Geçtiğimiz günlerde Başbakan Erdoğan’ın “kökünü kazıyacağız” demesinin üstünden birkaç saat geçtikten sonra Twitter’in engellenmesi de yine aynı endişenin sonucudur.

Ne yazık ki, milletten aldığı tek başına iktidar olma yetkisi ve şansını iyi kullanamayan, adı yolsuzluklarla anılan bir hükümet görev başındadır.

Laik, demokratik bir hukuk devleti olma yolundan giderek uzaklaşan Türkiye, İran ve Çin gibi ülkelerle aynı kategoride anılır hale getirildi.

Öyle ki, Başbakan, muhalefet partisi liderlerinin görüş ve düşüncelerine televizyonlarda yer verilmesine bile tahammül edemeyip, telefonla arayarak hesap sorabilmektedir.

Türkiye sırtında bu kadar çok kamburu bir arada taşıyabilecek bir ülke değil.
Ülkenin önünün açılması, toplumdaki huzur ve güven ortamının yeniden inşa edilmesi, ifade özgürlüğünün önündeki engellerin kalkması, yolsuzluk iddialarının bağımsız yargı eliyle soruşturulması adına sandık en büyük şanstır.

Son 12 yıldır tahrip edilen devlet sistemin yeniden onarılabilmesi, cumhuriyetin değerlerinin yaşatılabilmesi, yargının bağımsızlaşabilmesi, çocuklarımızın geleceğe umutla bakabilmesi adına 30 Mart tarihi bir milattır.

Birkaç gün sonra sandık başına giderek kullanacağımız oylarla, Türkiye’nin geleceğinin yeniden şekillenmesinde önemli rol oynayacağız.
Tabi ki şeffaf ve hilesiz bir seçim sistemi olması koşuluyla!
Bu açıdan herkes 30 Mart seçimlerine öncekilerden farklı bir gözle bakmalı.
Sandığa gitmek sade bir vatandaşlık görevi olmaktan çıkmış, tarihsel bir sorumluluğu da omuzlarımıza yüklemiştir.

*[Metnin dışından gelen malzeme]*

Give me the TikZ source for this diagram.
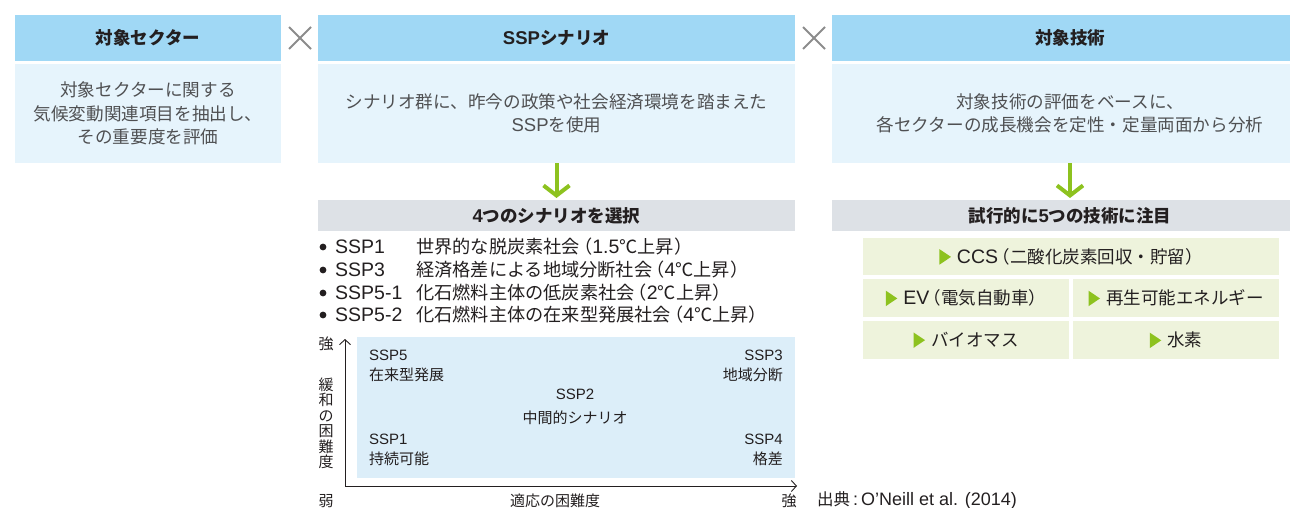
\documentclass[tikz,border=0pt]{standalone}
\usepackage{fontspec}
\setmainfont{Noto Sans CJK JP}
\newfontfamily\lat{Liberation Sans}
\usetikzlibrary{arrows.meta}
\definecolor{hdrblue}{HTML}{A0D8F5}
\definecolor{bodyblue}{HTML}{E6F4FC}
\definecolor{graybar}{HTML}{DDE1E6}
\definecolor{chartblue}{HTML}{DCEEF9}
\definecolor{greenbox}{HTML}{EEF3DC}
\definecolor{grn}{HTML}{8DC21F}
\definecolor{txtdark}{HTML}{231F20}
\definecolor{txtgray}{HTML}{4F5052}
\definecolor{crossgray}{HTML}{8C8C8C}
\newcommand\tri{\tikz[baseline=0pt]\fill[grn] (0pt,-1.5pt) -- (0pt,14pt) -- (11.5pt,6.25pt) -- cycle;\hspace{6pt}}
\newcommand\LL[1]{{\lat\fontsize{19.5}{20}\selectfont #1}}
\newcommand\lp{\hspace{-0.32em}（}
\newcommand\rp{）}
\begin{document}
\begin{tikzpicture}[x=1pt,y=-1pt,
  hdr/.style={fill=hdrblue, minimum height=46pt, inner sep=0pt, outer sep=0pt, anchor=north west, font=\bfseries\fontsize{17.5}{20}\selectfont, text=txtdark},
  bodyb/.style={fill=bodyblue, minimum height=99pt, inner sep=0pt, outer sep=0pt, anchor=north west, align=center, font=\fontsize{17.6}{23.5}\selectfont, text=txtgray},
  gbar/.style={fill=graybar, minimum height=31pt, inner sep=0pt, outer sep=0pt, anchor=north west, font=\bfseries\fontsize{17.5}{20}\selectfont, text=txtdark},
  gbox/.style={fill=greenbox, inner sep=0pt, outer sep=0pt, anchor=north west, font=\fontsize{17.5}{20}\selectfont, text=txtdark},
  garrow/.style={draw=grn, line width=4pt, -{Straight Barb[length=10pt,width=26pt]}},
  crossline/.style={draw=crossgray, line width=2pt},
  listtxt/.style={anchor=west, inner sep=0pt, font=\fontsize{18.2}{20}\selectfont, text=txtdark},
  chartlbl/.style={inner sep=0pt, font=\fontsize{15}{20}\selectfont, text=txtdark},
  axisarrow/.style={draw=txtdark, line width=0.9pt, -{Straight Barb[length=5pt,width=11pt]}},
  axlbl/.style={inner sep=0pt, font=\fontsize{15}{15.5}\selectfont, text=txtdark, align=center}
]
\useasboundingbox (0,0) rectangle (1290,508);

% top boxes
\node[hdr, minimum width=266pt] (h1) at (15,15) {対象セクター};
\node[bodyb, minimum width=266pt] (b1) at (15,64) {対象セクターに関する\\気候変動関連項目を抽出し、\\その重要度を評価};
\node[hdr, minimum width=477pt] (h2) at (318,15) {{\lat\bfseries\fontsize{18.5}{20}\selectfont SSP}シナリオ};
\node[bodyb, minimum width=477pt] (b2) at (318,64) {シナリオ群に、昨今の政策や社会経済環境を踏まえた\\{\lat\fontsize{18.5}{20}\selectfont SSP}を使用};
\node[hdr, minimum width=476pt] (h3) at (832,15) {対象技術};
\node[bodyb, minimum width=476pt] (b3) at (832,64) {対象技術の評価をベースに、\\各セクターの成長機会を定性・定量両面から分析};

% crosses
\draw[crossline] (289,27) -- (311,49) (289,49) -- (311,27);
\draw[crossline] (803,27) -- (825,49) (803,49) -- (825,27);

% gray bars
\node[gbar, minimum width=477pt] (g2) at (318,200) {{\lat\bfseries\fontsize{18.5}{20}\selectfont 4}つのシナリオを選択};
\node[gbar, minimum width=476pt] (g3) at (832,200) {試行的に{\lat\bfseries\fontsize{18.5}{20}\selectfont 5}つの技術に注目};

% green arrows
\draw[garrow] (b2.south) -- ([yshift=2pt]g2.north);
\draw[garrow] (b3.south) -- ([yshift=2pt]g3.north);

% list
\foreach \yy in {247,270,293,315} {\fill[txtdark] (323,\yy) circle (3.4pt);}
\node[listtxt] (l1a) at (335,247) {\LL{SSP1}};
\node[listtxt] (l1b) at (416,247) {世界的な脱炭素社会\lp\LL{1.5}℃上昇\rp};
\node[listtxt] (l2a) at (335,270) {\LL{SSP3}};
\node[listtxt] (l2b) at (416,270) {経済格差による地域分断社会\lp\LL{4}℃上昇\rp};
\node[listtxt] (l3a) at (335,293) {\LL{SSP5-1}};
\node[listtxt] (l3b) at (416,293) {化石燃料主体の低炭素社会\lp\LL{2}℃上昇\rp};
\node[listtxt] (l4a) at (335,315) {\LL{SSP5-2}};
\node[listtxt] (l4b) at (416,315) {化石燃料主体の在来型発展社会\lp\LL{4}℃上昇\rp};

% chart
\node[fill=chartblue, inner sep=0pt, outer sep=0pt, anchor=north west, minimum width=438pt, minimum height=141pt] (chart) at (357,337) {};
\coordinate (O) at (345,486);
\coordinate (Ytop) at (345,339);
\coordinate (Xend) at (797,486);
\draw[axisarrow] (O) -- (Ytop);
\draw[axisarrow] (O) -- (Xend);
\node[chartlbl, anchor=west, align=left] (s5) at (369,366) {{\lat\fontsize{15}{20}\selectfont SSP5}\\在来型発展};
\node[chartlbl, anchor=east, align=right] (s3) at (783,366) {{\lat\fontsize{15}{20}\selectfont SSP3}\\地域分断};
\node[chartlbl, anchor=center, align=center, font=\fontsize{15}{24}\selectfont] (s2) at (575,407) {{\lat\fontsize{15}{24}\selectfont SSP2}\\中間的シナリオ};
\node[chartlbl, anchor=west, align=left] (s1) at (369,450) {{\lat\fontsize{15}{20}\selectfont SSP1}\\持続可能};
\node[chartlbl, anchor=east, align=right] (s4) at (783,450) {{\lat\fontsize{15}{20}\selectfont SSP4}\\格差};
\node[axlbl] (ystrong) at (326,344) {強};
\node[axlbl] (yweak) at (326,501) {弱};
\node[axlbl] (xstrong) at (789,501) {強};
\node[axlbl] (ylabel) at (326,423.5) {緩\\和\\の\\困\\難\\度};
\node[axlbl] (xlabel) at (555,501) {適応の困難度};

% tech boxes
\node[gbox, minimum width=416pt, minimum height=37pt] (ccs) at (863,238) {\tri{\lat\fontsize{19.5}{20}\selectfont CCS}\lp 二酸化炭素回収・貯留\rp};
\node[gbox, minimum width=206pt, minimum height=38pt] (ev) at (863,279) {\tri{\lat\fontsize{19.5}{20}\selectfont EV}\lp 電気自動車\rp};
\node[gbox, minimum width=206pt, minimum height=38pt] (re) at (1073,279) {\tri 再生可能エネルギー};
\node[gbox, minimum width=206pt, minimum height=38pt] (bio) at (863,321) {\tri バイオマス};
\node[gbox, minimum width=206pt, minimum height=38pt] (h2x) at (1073,321) {\tri 水素};

% source
\node[anchor=west, inner sep=0pt, font=\fontsize{16.5}{18}\selectfont, text=txtdark] (src) at (817,500) {出典{\lat\fontsize{18}{18}\selectfont\,:\,O’Neill et al. (2014)}};
\end{tikzpicture}
\end{document}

AKP hükümetleri eliyle rayından çıkarılan Türkiye Cumhuriyeti’ni yeniden çağdaş dünya ile entegre olabildiği, herkesin eşit haklardan yararlanarak kardeşçe yaşayabildiği bir Türkiye’yi yeniden kurabilmek adına bu şansı en iyi şekilde değerlendirmek zorundayız.

Aksi bir sonuç daha baskıcı, daha yasakçı ve çok daha karanlık günleri de beraberinde getirecektir!